The Fourth Part of the World is a great book about map history and perspectives through the ages; nothing what maps look like today. The first time was listening to the CD, but wanted to get into it in more detail without distraction and got the hardcopy; excellent.
This is a very interesting book. It is really detailed and sometimes a bit too much so for the casual reader. It begins with how a particular map came into existence, but then that particular map does not get discussed until well past the half-way mark. However, it's got a lot of information on western geographic development. I was disappointed that there was no mention of the great Chinese admiral of the Ming dynasty, Zheng He, who was sailing great distances well before Columbus.

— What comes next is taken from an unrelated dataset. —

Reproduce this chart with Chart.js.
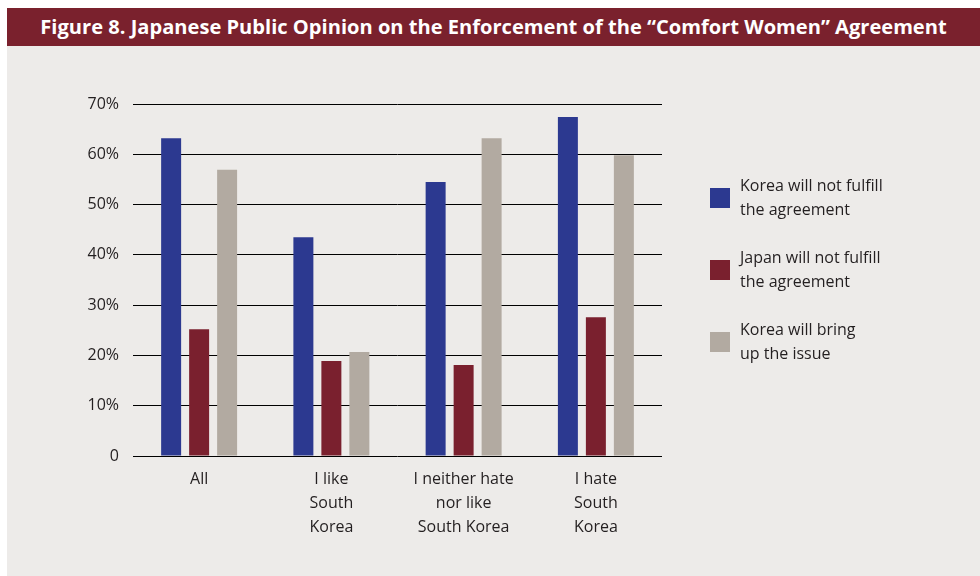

Along the same lines as Jared Diamond's Guns, Germs and Steel, in terms of being an "idea driven, non-fiction" book, as the WSJ review quote says on the front cover. As a lover of non-fiction myself, I found this book enlightening from cover to cover. It filled in a lot of blanks for me about the middle ages and the weird things, like headless persons, people used to believe in.Unfortunately, the book doesn't resolve the question of how Waldseemuller's seminal 1507 map showed the Pacific, and the South American Pacific coast, years before Balboa and Magellan actually (allegedly) saw it for the first time for Europeans (though ideas are proposed -- it's a question that could be ultimately unanswerable).For me, given that Waldseemuller's South American west coast is represented by two straight lines (a physical improbability) it seems likely that it was a good guess, and Lester's book does suggest such a reason as a possibility. In Waldseemuller's second map, made a few years later, he recanted on South America's Pacific coast, and drew the continent as ending against the edge of the map, much more like Ptolemy's original map, for reasons unknown.But what the Waldseemuller map really represents, and where the Guns, Germs and Steel book is lacking, is the tremendous intellectual achievement that writing; mass (ostensibly religious) conferences inspired by writing; and the printing press gave to the Europeans. Christopher Columbus was one of the first people to benefit from early, printed books. By the 1490's the pressure to cross the Atlantic from Europe to the west must have been palpable and inevitable, despite this bold and often mysterious character called Christopher Columbus; and despite Amerigo Vespucci.